08/06/07 DEFENSE NEWS
SCO Prepares for Exercise; China Stretches Its Legs
By WENDELL MINNICK, TAIPEI
The Shanghai Cooperation Organization (SCO) bills its upcoming Peace Mission 2007 as a counterterrorism exercise, but analysts call it practice for putting down an uprising.
Scheduled to run Aug. 9-17 in Chelyabinsk in Russia’s Ural Mountains, the exercise will involve 4,700 Russian troops, 1,600 Chinese troops and contingents from the other SCO members: Kazakhstan, Kyrgyzstan, Tajikistan and Uzbekistan.
SCO officials say Peace Mission 2007 will see the largest-ever contingent of Chinese troops on Russian soil for an exercise.
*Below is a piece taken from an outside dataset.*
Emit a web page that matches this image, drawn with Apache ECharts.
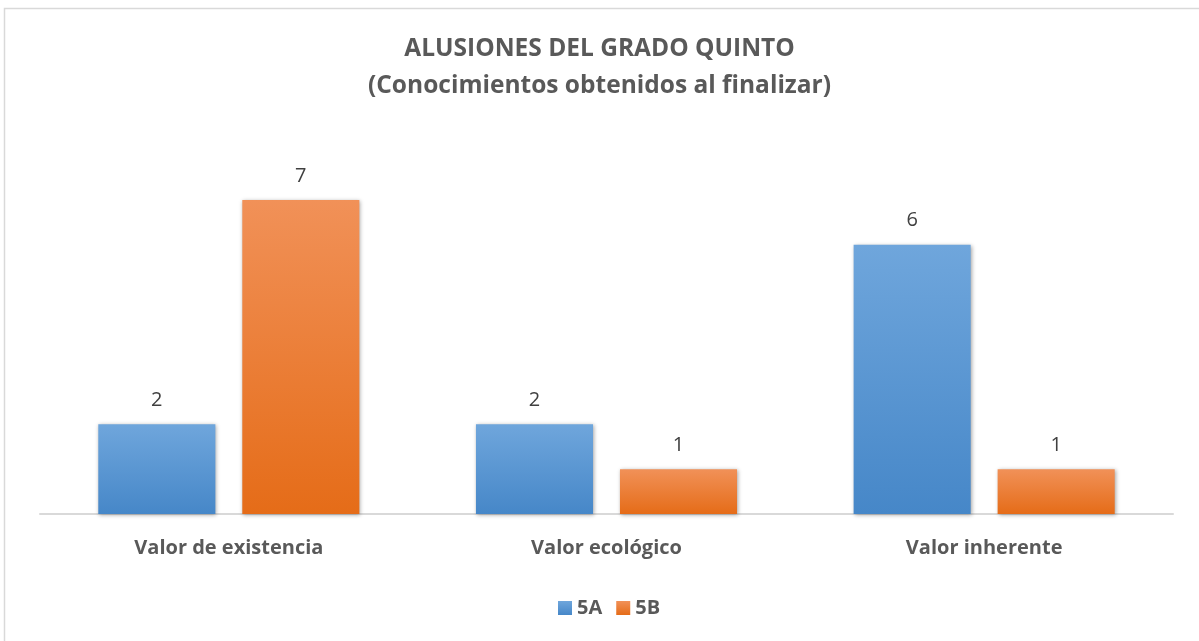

The Chinese forces will include six Air Force Ilyushin Il-76 airlifters and an Army aviation unit with 32 Mi-17 and Z-9 helicopters.
The exercise is far “too big to be a counterterrorism exercise unless they are aiming to level a small town in the process,” said Christopher Brown at the American Security Council Foundation, Washington.
SCO’s stated “Three Evils” are terrorism, separatism and religious extremism.
The scenario will involve isolating and quelling a violent insurrection, according to Vassily Kashin, research fellow at the Russian Academy of Sciences’ Institute of Far Eastern Studies, Moscow.
“In such a situation, the militaries of the smaller SCO members will control the external borders of the conflict zone, while Russian and Chinese troops will try to solve the problem. Such an operation is likely to involve thousands of personnel, warplanes, helicopters, etc.,” Kashin said.
He called this and previous joint exercises a preparation for “the worst-case scenario for Central Asia”: a large-scale uprising and civil war in one of the Central Asian republics.
“SCO members expect such a rebellion to be led by radical Islamic elements and to be at least partly supported from Afghanistan territory, possibly even by the West,” Kashin said.
The Islamist group that most concerns SCO members is the Hizb ut-Tahrir, or Party of Liberation, he said, an international pan-Islamist political party that seeks to unite the Muslim world under Islamic law. Headquartered in London, the party is believed by many to be under Western sway.
Kashin said internal instability, especially in Kyrgyzstan and Uzbekistan, is forcing SCO members to coordinate options for a military response.
“In Uzbekistan, the wake-up call was the Andijon uprising in May 2005,” he said. “The authorities managed to suppress it rather brutally, but the social and economic problems which caused the uprising still remain.”
The exercise is also meant to cow China’s own people and send a signal about Beijing’s leadership, Brown said.
The second stage of the exercise will be conducted in Urumqi, Xinjiang, which shows China’s importance in SCO’s leadership.
“Russia in a lot of ways is playing second fiddle. After all, why move the entire operation to another country just as it is concluding? There is really no reason to conclude in Xinjiang other than as a show of strength on the part of the Chinese,” said Brown.
The troops China is sending are from the Xinjiang Uighur Autonomous Region in northwest China, an area that shares its borders with Afghanistan, India, Kazakhstan, Kyrgyzstan, Pakistan, Russia and Tajikistan.
After the Sept. 11, 2001, attacks in the United States, Beijing began labeling the Xinjiang separatists as “terrorists,” claiming they were connected to Osama bin Laden and the Taliban.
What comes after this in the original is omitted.